▶ [Objective]: Set down the data below from its first line to the line holding "0, 2, 4, 6, 8];", inclusive; omit all pictures.

▶ [Recorded data]:
<<<<
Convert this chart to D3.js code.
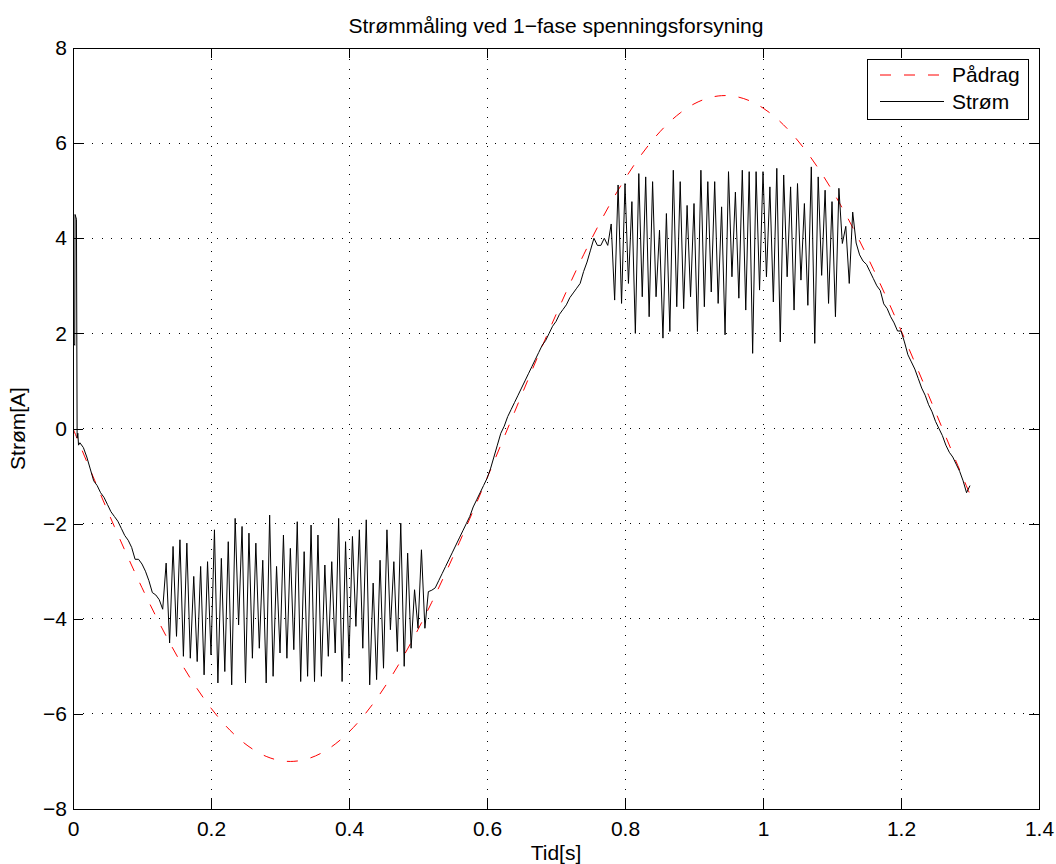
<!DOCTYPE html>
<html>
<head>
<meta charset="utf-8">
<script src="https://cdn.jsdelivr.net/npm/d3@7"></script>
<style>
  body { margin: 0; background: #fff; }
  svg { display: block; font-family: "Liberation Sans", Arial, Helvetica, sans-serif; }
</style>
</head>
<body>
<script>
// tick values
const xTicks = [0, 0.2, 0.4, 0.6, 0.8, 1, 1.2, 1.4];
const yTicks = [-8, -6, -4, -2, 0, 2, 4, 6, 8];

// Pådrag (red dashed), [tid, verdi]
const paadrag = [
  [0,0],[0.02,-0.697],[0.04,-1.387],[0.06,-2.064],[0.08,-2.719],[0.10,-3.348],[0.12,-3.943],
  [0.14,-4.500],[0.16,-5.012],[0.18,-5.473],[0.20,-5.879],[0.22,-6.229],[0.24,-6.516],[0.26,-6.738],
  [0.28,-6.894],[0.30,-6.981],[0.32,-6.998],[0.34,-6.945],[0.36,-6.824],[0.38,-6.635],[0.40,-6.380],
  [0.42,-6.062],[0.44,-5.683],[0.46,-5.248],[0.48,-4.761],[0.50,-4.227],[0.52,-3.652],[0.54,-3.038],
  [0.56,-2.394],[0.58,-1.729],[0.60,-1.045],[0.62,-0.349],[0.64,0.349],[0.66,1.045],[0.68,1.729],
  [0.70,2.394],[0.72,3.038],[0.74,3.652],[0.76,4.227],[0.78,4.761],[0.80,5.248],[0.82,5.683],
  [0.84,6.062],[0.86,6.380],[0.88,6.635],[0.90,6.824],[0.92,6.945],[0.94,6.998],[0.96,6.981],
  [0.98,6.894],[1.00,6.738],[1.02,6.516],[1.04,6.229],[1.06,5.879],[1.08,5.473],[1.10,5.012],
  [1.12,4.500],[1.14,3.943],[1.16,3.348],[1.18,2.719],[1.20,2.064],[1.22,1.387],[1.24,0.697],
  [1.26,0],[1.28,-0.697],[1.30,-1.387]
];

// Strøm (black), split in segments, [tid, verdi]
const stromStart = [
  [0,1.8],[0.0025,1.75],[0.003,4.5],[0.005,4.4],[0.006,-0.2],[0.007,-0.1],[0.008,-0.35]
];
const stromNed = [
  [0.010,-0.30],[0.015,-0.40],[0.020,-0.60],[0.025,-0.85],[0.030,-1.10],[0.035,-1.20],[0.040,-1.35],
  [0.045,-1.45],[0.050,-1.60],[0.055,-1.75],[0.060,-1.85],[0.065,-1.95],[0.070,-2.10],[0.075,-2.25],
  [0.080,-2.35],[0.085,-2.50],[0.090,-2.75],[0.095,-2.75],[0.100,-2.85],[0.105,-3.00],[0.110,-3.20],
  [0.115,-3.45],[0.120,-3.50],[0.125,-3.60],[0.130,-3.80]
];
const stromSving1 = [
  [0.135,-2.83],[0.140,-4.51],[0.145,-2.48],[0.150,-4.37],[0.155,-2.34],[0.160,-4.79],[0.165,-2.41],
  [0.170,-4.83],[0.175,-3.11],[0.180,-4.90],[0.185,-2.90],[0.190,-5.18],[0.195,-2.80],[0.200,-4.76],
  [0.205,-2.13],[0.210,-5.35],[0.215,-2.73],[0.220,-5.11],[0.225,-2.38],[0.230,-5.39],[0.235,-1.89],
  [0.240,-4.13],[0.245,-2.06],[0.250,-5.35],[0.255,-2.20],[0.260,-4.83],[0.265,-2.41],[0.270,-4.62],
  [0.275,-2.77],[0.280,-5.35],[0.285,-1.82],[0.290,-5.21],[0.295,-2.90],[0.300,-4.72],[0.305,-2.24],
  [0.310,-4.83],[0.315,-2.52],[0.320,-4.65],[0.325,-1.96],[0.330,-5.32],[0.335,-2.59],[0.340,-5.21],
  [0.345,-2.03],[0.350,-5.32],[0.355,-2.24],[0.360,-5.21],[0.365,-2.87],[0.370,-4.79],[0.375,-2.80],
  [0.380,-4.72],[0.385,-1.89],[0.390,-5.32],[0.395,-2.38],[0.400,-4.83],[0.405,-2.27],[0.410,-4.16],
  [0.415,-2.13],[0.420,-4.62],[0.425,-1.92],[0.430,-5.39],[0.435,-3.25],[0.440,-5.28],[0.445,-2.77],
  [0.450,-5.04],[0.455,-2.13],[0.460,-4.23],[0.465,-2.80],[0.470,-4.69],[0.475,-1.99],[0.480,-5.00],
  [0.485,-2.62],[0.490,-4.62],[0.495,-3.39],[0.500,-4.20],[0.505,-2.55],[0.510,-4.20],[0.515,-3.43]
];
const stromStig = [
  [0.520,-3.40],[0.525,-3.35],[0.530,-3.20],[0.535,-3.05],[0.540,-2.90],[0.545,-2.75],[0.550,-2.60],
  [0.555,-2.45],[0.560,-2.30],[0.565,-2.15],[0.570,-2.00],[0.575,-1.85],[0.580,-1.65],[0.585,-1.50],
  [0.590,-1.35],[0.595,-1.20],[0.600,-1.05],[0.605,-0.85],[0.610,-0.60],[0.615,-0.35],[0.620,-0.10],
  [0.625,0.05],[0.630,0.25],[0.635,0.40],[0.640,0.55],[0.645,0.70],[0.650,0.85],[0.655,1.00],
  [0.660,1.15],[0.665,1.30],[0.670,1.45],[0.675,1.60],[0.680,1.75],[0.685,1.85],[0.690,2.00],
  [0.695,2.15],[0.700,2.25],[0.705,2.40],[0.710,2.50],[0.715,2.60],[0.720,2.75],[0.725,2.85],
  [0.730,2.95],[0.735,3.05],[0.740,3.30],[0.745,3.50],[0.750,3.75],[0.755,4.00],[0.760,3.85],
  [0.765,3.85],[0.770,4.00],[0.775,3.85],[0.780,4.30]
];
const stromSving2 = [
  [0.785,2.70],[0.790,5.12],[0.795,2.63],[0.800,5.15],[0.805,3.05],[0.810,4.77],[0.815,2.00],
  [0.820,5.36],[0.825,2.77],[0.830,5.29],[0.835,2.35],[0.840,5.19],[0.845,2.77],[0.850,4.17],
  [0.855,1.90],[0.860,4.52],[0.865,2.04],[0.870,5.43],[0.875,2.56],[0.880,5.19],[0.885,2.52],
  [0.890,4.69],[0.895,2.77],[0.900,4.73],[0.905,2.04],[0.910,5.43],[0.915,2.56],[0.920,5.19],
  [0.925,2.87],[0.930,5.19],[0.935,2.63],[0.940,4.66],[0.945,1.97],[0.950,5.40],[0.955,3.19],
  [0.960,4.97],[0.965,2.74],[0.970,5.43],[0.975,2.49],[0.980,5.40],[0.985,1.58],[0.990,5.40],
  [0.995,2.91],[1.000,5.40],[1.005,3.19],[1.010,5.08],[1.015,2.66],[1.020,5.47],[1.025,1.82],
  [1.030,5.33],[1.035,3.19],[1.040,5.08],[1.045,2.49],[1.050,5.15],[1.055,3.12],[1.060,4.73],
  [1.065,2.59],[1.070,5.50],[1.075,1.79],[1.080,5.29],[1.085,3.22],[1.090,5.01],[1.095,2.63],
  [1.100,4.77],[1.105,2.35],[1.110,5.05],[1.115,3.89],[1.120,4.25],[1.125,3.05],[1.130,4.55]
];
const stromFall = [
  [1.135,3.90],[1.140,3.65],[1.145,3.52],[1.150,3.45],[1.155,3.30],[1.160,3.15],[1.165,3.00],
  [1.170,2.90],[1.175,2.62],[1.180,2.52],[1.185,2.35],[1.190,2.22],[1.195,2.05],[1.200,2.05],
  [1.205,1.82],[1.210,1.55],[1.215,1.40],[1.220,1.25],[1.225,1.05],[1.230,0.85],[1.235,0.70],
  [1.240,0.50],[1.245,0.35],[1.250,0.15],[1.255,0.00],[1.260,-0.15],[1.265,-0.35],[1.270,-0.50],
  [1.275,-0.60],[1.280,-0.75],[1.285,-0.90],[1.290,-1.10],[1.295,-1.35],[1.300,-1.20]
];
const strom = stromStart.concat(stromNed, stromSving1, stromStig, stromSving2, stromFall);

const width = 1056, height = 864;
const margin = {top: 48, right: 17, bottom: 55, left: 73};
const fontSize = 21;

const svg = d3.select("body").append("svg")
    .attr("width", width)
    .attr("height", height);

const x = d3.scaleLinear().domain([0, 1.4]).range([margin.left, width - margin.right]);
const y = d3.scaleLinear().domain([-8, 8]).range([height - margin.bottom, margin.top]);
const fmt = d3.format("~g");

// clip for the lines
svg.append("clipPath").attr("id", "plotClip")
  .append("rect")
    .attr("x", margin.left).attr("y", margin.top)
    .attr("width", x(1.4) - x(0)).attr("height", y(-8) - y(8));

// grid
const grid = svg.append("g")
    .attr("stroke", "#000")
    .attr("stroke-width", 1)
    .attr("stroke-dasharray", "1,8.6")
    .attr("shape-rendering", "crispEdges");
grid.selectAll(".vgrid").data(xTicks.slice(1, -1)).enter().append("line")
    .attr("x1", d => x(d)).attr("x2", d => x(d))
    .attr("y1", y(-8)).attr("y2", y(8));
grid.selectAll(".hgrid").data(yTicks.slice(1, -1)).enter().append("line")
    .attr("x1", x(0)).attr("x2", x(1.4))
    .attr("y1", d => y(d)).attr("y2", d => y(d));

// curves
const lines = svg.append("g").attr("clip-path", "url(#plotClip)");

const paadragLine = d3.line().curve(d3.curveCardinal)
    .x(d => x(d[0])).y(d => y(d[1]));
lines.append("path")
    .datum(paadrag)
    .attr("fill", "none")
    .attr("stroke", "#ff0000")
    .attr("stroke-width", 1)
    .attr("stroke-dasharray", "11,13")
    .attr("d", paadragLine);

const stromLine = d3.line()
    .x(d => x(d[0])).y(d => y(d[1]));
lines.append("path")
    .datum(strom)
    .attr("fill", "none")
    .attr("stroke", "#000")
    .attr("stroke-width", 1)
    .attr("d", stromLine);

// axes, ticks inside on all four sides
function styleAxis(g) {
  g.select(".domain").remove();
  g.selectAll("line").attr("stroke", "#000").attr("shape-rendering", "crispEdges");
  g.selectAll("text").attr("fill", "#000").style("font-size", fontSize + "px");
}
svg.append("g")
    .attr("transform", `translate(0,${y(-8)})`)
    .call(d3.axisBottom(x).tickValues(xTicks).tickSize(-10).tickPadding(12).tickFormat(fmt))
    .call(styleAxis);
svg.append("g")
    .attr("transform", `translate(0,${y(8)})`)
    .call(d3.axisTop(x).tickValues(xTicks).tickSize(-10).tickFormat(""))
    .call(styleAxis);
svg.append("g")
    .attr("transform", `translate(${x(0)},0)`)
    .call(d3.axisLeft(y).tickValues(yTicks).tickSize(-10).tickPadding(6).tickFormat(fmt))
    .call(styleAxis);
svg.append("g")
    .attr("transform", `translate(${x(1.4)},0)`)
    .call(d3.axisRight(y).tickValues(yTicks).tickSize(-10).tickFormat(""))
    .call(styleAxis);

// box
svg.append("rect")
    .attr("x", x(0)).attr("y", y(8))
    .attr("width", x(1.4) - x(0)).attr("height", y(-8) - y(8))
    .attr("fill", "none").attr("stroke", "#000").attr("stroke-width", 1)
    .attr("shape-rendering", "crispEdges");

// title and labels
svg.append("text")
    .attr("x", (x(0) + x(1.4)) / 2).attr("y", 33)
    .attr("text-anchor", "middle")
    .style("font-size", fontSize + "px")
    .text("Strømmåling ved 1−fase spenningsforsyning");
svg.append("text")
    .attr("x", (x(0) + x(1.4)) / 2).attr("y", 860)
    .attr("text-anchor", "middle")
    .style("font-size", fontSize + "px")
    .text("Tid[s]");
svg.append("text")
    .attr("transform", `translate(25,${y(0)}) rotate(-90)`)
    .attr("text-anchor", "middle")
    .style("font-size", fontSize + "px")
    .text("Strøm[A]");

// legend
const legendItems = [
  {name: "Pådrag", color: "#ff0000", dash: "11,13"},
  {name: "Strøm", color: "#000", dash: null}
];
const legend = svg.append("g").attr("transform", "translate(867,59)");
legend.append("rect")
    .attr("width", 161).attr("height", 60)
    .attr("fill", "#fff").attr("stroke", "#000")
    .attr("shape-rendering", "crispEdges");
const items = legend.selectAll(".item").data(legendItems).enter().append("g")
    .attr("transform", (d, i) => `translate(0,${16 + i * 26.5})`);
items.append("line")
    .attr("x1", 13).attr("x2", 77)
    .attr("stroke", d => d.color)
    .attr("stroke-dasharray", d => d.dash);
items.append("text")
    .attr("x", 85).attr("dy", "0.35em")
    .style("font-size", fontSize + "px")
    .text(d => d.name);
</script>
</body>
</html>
>>>>
▶ [Response]:
Convert this chart to D3.js code.
<!DOCTYPE html>
<html>
<head>
<meta charset="utf-8">
<script src="https://cdn.jsdelivr.net/npm/d3@7"></script>
<style>
  body { margin: 0; background: #fff; }
  svg { display: block; font-family: "Liberation Sans", Arial, Helvetica, sans-serif; }
</style>
</head>
<body>
<script>
// tick values
const xTicks = [0, 0.2, 0.4, 0.6, 0.8, 1, 1.2, 1.4];
const yTicks = [-8, -6, -4, -2, 0, 2, 4, 6, 8];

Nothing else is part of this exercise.